Another really interesting part of this section is seeing the contrast between fairy tales and animal characters. Handy outlines the specific nature of animal characters, suggesting that animals are easy for children to engage and sympathize with in terms of understanding good and evil, but they also emerge because of the apparent lonliness of the writers themselves. The animals tend to take on “the political and social colourations of their own era” and helped the writers to examine these traits in ways they could make sense of in light of their own troubled lives. Animals, in this sense, according to Handy, incite their feeling of smallness in a big world, and there is something considerable about the way animals can take us deeper into the messiness of growing up in a way that, if it were a grown person telling the same story it would likely look something more along the lines of The Sopranos or Game of Thrones.
“Fairy tales look inwards while animal stories look outwards.” We don’t identify ourselves with animal characters, but we do identify the animal characters with the world in which we live, and thus animals can in some sense capture the brutality of this world as well as its potential for good in a similar way Game of Thrones does for adults.
A Love Letter to Children’s Literature
Beginning with what is possibly the first children’s book in 1690 with the New England Primer, Handy has written a love letter to children’s literature. He helps us see it as a sacred space, offering us the chance to navigate the forming years of our life in a way that allows us to reconcile the simplicity of the world we once accepted with such ease with the messiness of the world we come to discover and wrestle with and ultimately embrace.
There is poignancy to the suggestion, as we arrive in the end at Charlottes Web, that “as adults we weep for Charlotte (death), as kids we rejoice that Wilbur had all these new friends (life).” Handy admits he is not a religious or spiritual person, and if there is a slight downside to this book it is that this creates a visible tension between the wonder we find in the stories he deals with and his more pragmatic and binding world view (something I sensed before ultimately coming to know his position in the chapter on Lewis). But this statement for me, even with its obvious humanist undertones, was profound for me in a religious and spiritual way. Handy sees this as a reflection of the “cycle” of life. I saw this more as a call to learn to see the world again through a fresh sight of eyes, eyes that are able to challenge our sense of control and certainty.

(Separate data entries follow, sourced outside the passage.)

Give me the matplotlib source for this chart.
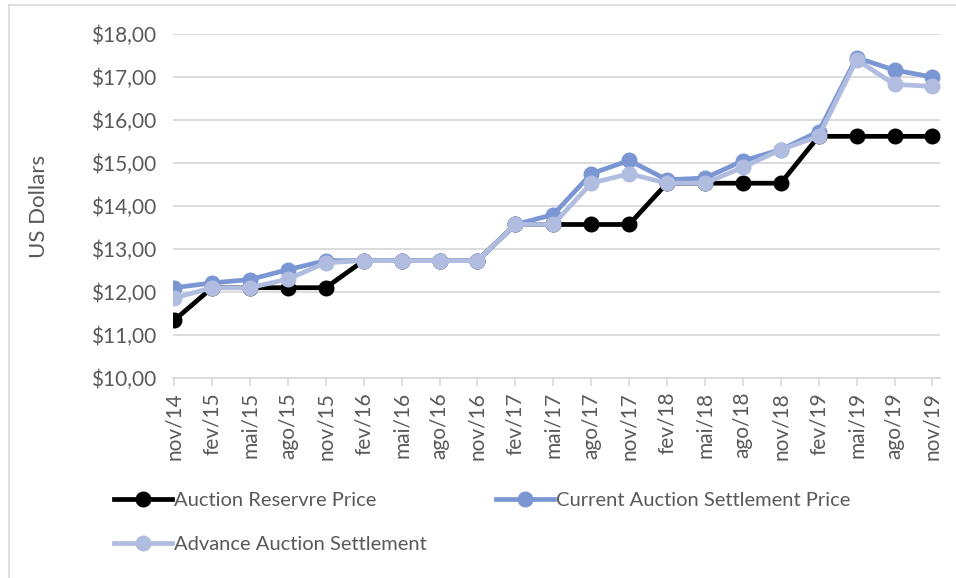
import matplotlib
matplotlib.use("Agg")
import matplotlib.pyplot as plt
from matplotlib.lines import Line2D

# ---------------------------------------------------------------------------
# data
# ---------------------------------------------------------------------------
dates = ["nov/14", "fev/15", "mai/15", "ago/15", "nov/15", "fev/16", "mai/16",
         "ago/16", "nov/16", "fev/17", "mai/17", "ago/17", "nov/17", "fev/18",
         "mai/18", "ago/18", "nov/18", "fev/19", "mai/19", "ago/19", "nov/19"]

reserve_price = [11.34, 12.10, 12.10, 12.10, 12.10, 12.73, 12.73, 12.73, 12.73,
                 13.57, 13.57, 13.57, 13.57, 14.53, 14.53, 14.53, 14.53,
                 15.62, 15.62, 15.62, 15.62]

current_settlement = [12.10, 12.21, 12.29, 12.52, 12.73, 12.73, 12.73, 12.73, 12.73,
                      13.57, 13.80, 14.75, 15.06, 14.61, 14.65, 15.05, 15.31,
                      15.73, 17.45, 17.16, 17.00]

advance_settlement = [11.86, 12.10, 12.10, 12.30, 12.68, 12.73, 12.73, 12.73, 12.73,
                      13.57, 13.57, 14.53, 14.75, 14.53, 14.53, 14.90, 15.31,
                      15.62, 17.40, 16.83, 16.78]

y_ticks = [10, 11, 12, 13, 14, 15, 16, 17, 18]

# ---------------------------------------------------------------------------
# style
# ---------------------------------------------------------------------------
plt.rcParams["font.family"] = ["Lato", "DejaVu Sans"]
TEXT = "#595959"
GRID = "#d9d9d9"
C_RES = "#000000"
C_CUR = "#7b97d3"
C_ADV = "#b1bde0"

fig = plt.figure(figsize=(9.56, 5.78), dpi=100)
W, H = 956, 578
ax = fig.add_axes([173 / W, 1 - 378 / H, (940 - 173) / W, (378 - 34) / H])

x = list(range(len(dates)))
kw = dict(linewidth=3.4, marker="o", markersize=10.5, solid_joinstyle="round")
l_res, = ax.plot(x, reserve_price, color=C_RES, label="Auction Reservre Price",
                 zorder=3, **kw)
l_cur, = ax.plot(x, current_settlement, color=C_CUR,
                 label="Current Auction Settlement Price", zorder=4, **kw)
l_adv, = ax.plot(x, advance_settlement, color=C_ADV,
                 label="Advance Auction Settlement", zorder=5, **kw)

ax.set_xlim(-0.03, 20.2)
ax.set_ylim(10, 18)
ax.set_yticks(y_ticks)
ax.set_yticklabels([f"${v},00" for v in y_ticks], fontsize=15, color=TEXT)
ax.set_xticks(x)
ax.set_xticklabels(dates, rotation=90, fontsize=15, color=TEXT)
ax.tick_params(axis="y", length=0, pad=12)
ax.tick_params(axis="x", length=6, color=GRID, width=1.2, pad=4)
ax.grid(axis="y", color=GRID, linewidth=1.3)
ax.set_axisbelow(True)
for s in ["top", "right", "left"]:
    ax.spines[s].set_visible(False)
ax.spines["bottom"].set_color(GRID)
ax.spines["bottom"].set_linewidth(1.3)

ax.set_ylabel("US Dollars", fontsize=16, color=TEXT, labelpad=30)

# legend: row-wise order (matplotlib fills columns first)
fig.legend([l_res, l_adv, l_cur],
           [l_res.get_label(), l_adv.get_label(), l_cur.get_label()],
           ncol=2, frameon=False, fontsize=14.5, labelcolor=TEXT,
           loc="upper left", bbox_to_anchor=(106 / W, 1 - 484 / H),
           handlelength=2.9, handletextpad=0.1, columnspacing=3.4,
           labelspacing=1.35, borderaxespad=0)

# outer frame (top and left edges)
fig.add_artist(Line2D([9 / W, 1], [1 - 5 / H, 1 - 5 / H], color="#d9d9d9", lw=1.2,
                      transform=fig.transFigure))
fig.add_artist(Line2D([9 / W, 9 / W], [0, 1 - 5 / H], color="#d9d9d9", lw=1.2,
                      transform=fig.transFigure))

fig.savefig("out.png", dpi=100)
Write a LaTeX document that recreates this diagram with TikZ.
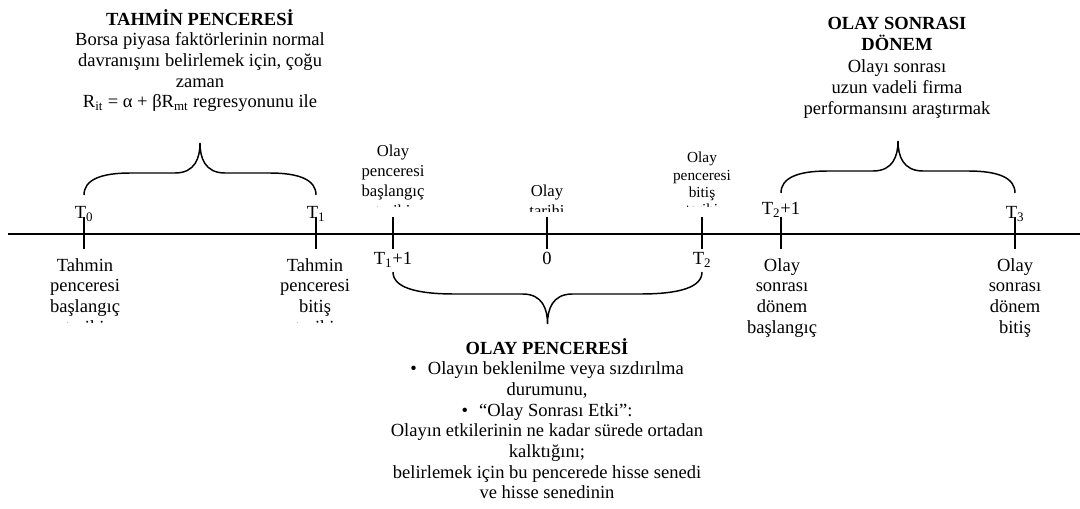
\documentclass[tikz,border=0pt]{standalone}
\usepackage{fontspec}
\setmainfont{Liberation Serif}

% kume parantezi: sol x, sag x, uc y, yon (-1 yukari, 1 asagi)
\newcommand{\kume}[4]{%
  \pgfmathsetmacro{\kC}{(#1+#2)/2}
  \pgfmathsetmacro{\kW}{#2-#1}
  \pgfmathsetmacro{\kA}{#1+0.07*\kW}
  \pgfmathsetmacro{\kB}{#1+0.2*\kW}
  \pgfmathsetmacro{\kD}{\kC-25}
  \pgfmathsetmacro{\kE}{\kC-5}
  \pgfmathsetmacro{\kF}{\kC+5}
  \pgfmathsetmacro{\kG}{\kC+25}
  \pgfmathsetmacro{\kH}{#2-0.2*\kW}
  \pgfmathsetmacro{\kI}{#2-0.07*\kW}
  \pgfmathsetmacro{\yV}{#3+#4*15}
  \pgfmathsetmacro{\yH}{#3+#4*22}
  \pgfmathsetmacro{\yM}{#3+#4*37}
  \pgfmathsetmacro{\yT}{#3+#4*52}
  \draw[kumeci] (#1,#3) .. controls (#1,\yV) and (\kA,\yH) .. (\kB,\yH)
    -- (\kD,\yH) .. controls (\kE,\yH) and (\kC,\yM) .. (\kC,\yT)
    .. controls (\kC,\yM) and (\kF,\yH) .. (\kG,\yH)
    -- (\kH,\yH) .. controls (\kI,\yH) and (#2,\yV) .. (#2,#3);
}

\begin{document}
\begin{tikzpicture}[
        x=0.75pt, y=-0.75pt,
        metin/.style={
            align=center,
            inner sep=0pt,
            font=\fontsize{13.9}{15.5}\selectfont
        },
        orta/.style={
            align=center,
            inner sep=0pt,
            font=\fontsize{12.5}{15}\selectfont
        },
        kucuk/.style={
            align=center,
            inner sep=0pt,
            font=\fontsize{11.5}{13}\selectfont
        },
        eksen/.style={line width=1.5pt},
        centik/.style={line width=1.5pt},
        kumeci/.style={line width=1.1pt}
    ]
    \useasboundingbox (0,0) rectangle (1080,509);

    % Zaman ekseni
    \coordinate (bas) at (8,234);
    \coordinate (son) at (1080,234);
    \draw[eksen] (bas) -- (son);
    \foreach \x in {84,316,393,547,702,781,1015}
        \draw[centik] (\x,217) -- (\x,249);

    % Eksen etiketleri
    \node[metin, anchor=base] (t0)  at (84,219)  {T\textsubscript{0}};
    \node[metin, anchor=base] (t1)  at (316,219) {T\textsubscript{1}};
    \node[metin, anchor=base] (t2b) at (781,215) {T\textsubscript{2}+1};
    \node[metin, anchor=base] (t3)  at (1015,219) {T\textsubscript{3}};
    \node[metin, anchor=base] (t1b) at (393,265) {T\textsubscript{1}+1};
    \node[metin, anchor=base] (sif) at (547,265) {0};
    \node[metin, anchor=base] (t2)  at (702,265) {T\textsubscript{2}};

    % Ust etiketler (kirpilmis)
    \begin{scope}
        \clip (340,140) -- (760,140) -- (760,207) -- (600,207)
            -- (600,212) -- (500,212) -- (500,207) -- (340,207) -- cycle;
        \node[orta, anchor=north] (opbas) at (393,145) {Olay\\penceresi\\başlangıç\\tarihi};
        \node[orta, anchor=north] (otar)  at (547,185) {Olay\\tarihi};
        \node[kucuk, anchor=north] (opbit) at (702,152) {Olay\\penceresi\\bitiş\\tarihi};
    \end{scope}

    % Alt etiketler
    \begin{scope}
        \clip (0,250) rectangle (370,322);
        \node[metin, anchor=north] (tpbas) at (85,258)  {Tahmin\\penceresi\\başlangıç\\tarihi};
        \node[metin, anchor=north] (tpbit) at (315,258) {Tahmin\\penceresi\\bitiş\\tarihi};
    \end{scope}
    \node[metin, anchor=north] (osbas) at (782,258)  {Olay\\sonrası\\dönem\\başlangıç};
    \node[metin, anchor=north] (osbit) at (1015,258) {Olay\\sonrası\\dönem\\bitiş};

    % Pencere aciklamalari
    \node[metin, anchor=north] (tahmin) at (200,9) {\textbf{TAHMİN PENCERESİ}\\
        Borsa piyasa faktörlerinin normal\\
        davranışını belirlemek için, çoğu\\
        zaman\\
        R\textsubscript{it} = α + βR\textsubscript{mt} regresyonunu ile};
    \node[metin, anchor=north, font=\fontsize{13.9}{16}\selectfont] (sonrasi) at (897,17) {\textbf{OLAY SONRASI}\\
        \textbf{DÖNEM}\\
        Olayı sonrası\\
        uzun vadeli firma\\
        performansını araştırmak};
    \node[metin, anchor=north] (olay) at (547,338) {\textbf{OLAY PENCERESİ}\\
        •\hspace{0.6em}Olayın beklenilme veya sızdırılma\\
        durumunu,\\
        •\hspace{0.6em}“Olay Sonrası Etki”:\\
        Olayın etkilerinin ne kadar sürede ortadan\\
        kalktığını;\\
        belirlemek için bu pencerede hisse senedi\\
        ve hisse senedinin};

    % Parantezler
    \kume{84}{316}{195}{-1}
    \kume{393}{702}{272}{1}
    \kume{781}{1015}{193}{-1}

\end{tikzpicture}
\end{document}
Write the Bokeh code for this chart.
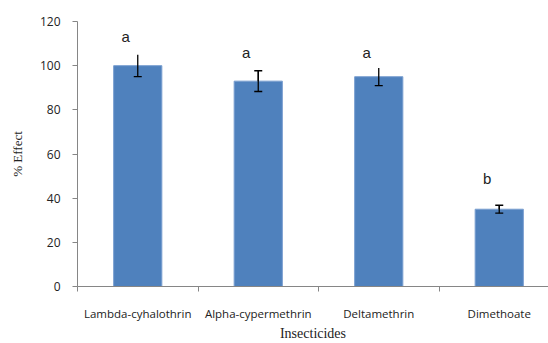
import numpy as np
from bokeh.plotting import figure
from bokeh.models import (ColumnDataSource, Range1d, FixedTicker, Whisker, TeeHead, LabelSet)
from bokeh.core.properties import value
from bokeh.embed import file_html
from bokeh.resources import INLINE

categories = ["Lambda-cyhalothrin", "Alpha-cypermethrin", "Deltamethrin", "Dimethoate"]
effect = [100, 93, 95, 35]
err = [5, 4.7, 4, 1.8]
upper_cap = [False, True, False, True]
letters = ["a", "a", "a", "b"]
letter_y = [113, 106, 106, 49]
y_ticks = [0, 20, 40, 60, 80, 100, 120]

xpos = np.arange(len(categories)) + 0.5
upper = [v + e for v, e in zip(effect, err)]
lower = [v - e for v, e in zip(effect, err)]
src = ColumnDataSource(dict(x=xpos, top=effect, upper=upper, lower=lower,
                            letter=letters, ly=letter_y))
cap_idx = [i for i, c in enumerate(upper_cap) if c]
cap_src = ColumnDataSource(dict(x=[xpos[i] for i in cap_idx],
                                upper=[upper[i] for i in cap_idx],
                                lower=[effect[i] for i in cap_idx]))

W, H = 548, 343
left, right, top, bottom = 77, 0, 21, 56
frame_w = W - left - right
cat_px = 120.5
x_end = frame_w / cat_px

p = figure(width=W, height=H, output_backend="svg", toolbar_location=None,
           x_range=Range1d(0, x_end), y_range=Range1d(0, 120),
           min_border_left=left, min_border_right=right,
           min_border_top=top, min_border_bottom=bottom)
p.outline_line_color = None
p.xgrid.visible = False
p.ygrid.visible = False

p.vbar(x="x", top="top", width=0.4, bottom=0, source=src,
       fill_color="#4F81BD", line_color="#7A9FD0", line_width=1)

p.add_layout(Whisker(base="x", upper="upper", lower="lower", source=src,
                     line_color="black", line_width=1.3, level="overlay",
                     upper_head=None,
                     lower_head=TeeHead(size=8, line_color="black", line_width=1.3)))
p.add_layout(Whisker(base="x", upper="upper", lower="lower", source=cap_src,
                     line_color="black", line_width=1.3, level="overlay",
                     upper_head=TeeHead(size=8, line_color="black", line_width=1.3),
                     lower_head=None))

p.add_layout(LabelSet(x="x", y="ly", text="letter", source=src,
                      x_offset=-12, text_align="center", text_baseline="middle",
                      text_font=value("Liberation Sans"), text_font_size=value("15px"),
                      text_color="#222222"))

# y axis
p.yaxis.ticker = FixedTicker(ticks=y_ticks)
p.yaxis.major_tick_out = 5
p.yaxis.major_tick_in = 0
p.yaxis.minor_tick_out = 0
p.yaxis.minor_tick_in = 0
p.yaxis.axis_line_color = "#868686"
p.yaxis.major_tick_line_color = "#868686"
p.yaxis.major_label_text_font = "Open Sans"
p.yaxis.major_label_text_font_size = "12px"
p.yaxis.major_label_text_color = "#222222"
p.yaxis.major_label_standoff = 12
p.yaxis.axis_label = "% Effect"
p.yaxis.axis_label_text_font = "Liberation Serif"
p.yaxis.axis_label_text_font_style = "normal"
p.yaxis.axis_label_text_font_size = "13px"
p.yaxis.axis_label_text_color = "#222222"
p.yaxis.axis_label_standoff = 12

# x axis
p.xaxis.ticker = FixedTicker(ticks=list(xpos), minor_ticks=list(range(len(categories) + 1)))
p.xaxis.major_label_overrides = {float(x): c for x, c in zip(xpos, categories)}
p.xaxis.major_tick_out = 0
p.xaxis.major_tick_in = 0
p.xaxis.minor_tick_out = 5
p.xaxis.minor_tick_in = 0
p.xaxis.minor_tick_line_color = "#868686"
p.xaxis.axis_line_color = "#868686"
p.xaxis.major_label_text_font = "Open Sans"
p.xaxis.major_label_text_font_size = "11.5px"
p.xaxis.major_label_text_color = "#222222"
p.xaxis.major_label_standoff = 14
p.xaxis.axis_label = "Insecticides"
p.xaxis.axis_label_text_font = "Liberation Serif"
p.xaxis.axis_label_text_font_style = "normal"
p.xaxis.axis_label_text_font_size = "14px"
p.xaxis.axis_label_text_color = "#222222"
p.xaxis.axis_label_standoff = 2

open("out.html", "w").write(file_html(p, INLINE))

The joy of reading children’s literature is ultimately, for me, about holding on to wonder and imagination and, above all, hope. It reminds me as an adult that cynicism does not need to overshadow joy, and that the truth about our world that these stories have to share and mirror for us is truth that we need to hear as adults as much as children, possibly even more so. And as Handy ultimately comes around to say in his closing words, the joy of reading children’s literature as an adult can really come down to this simple idea- it’s so that we “keep reading”.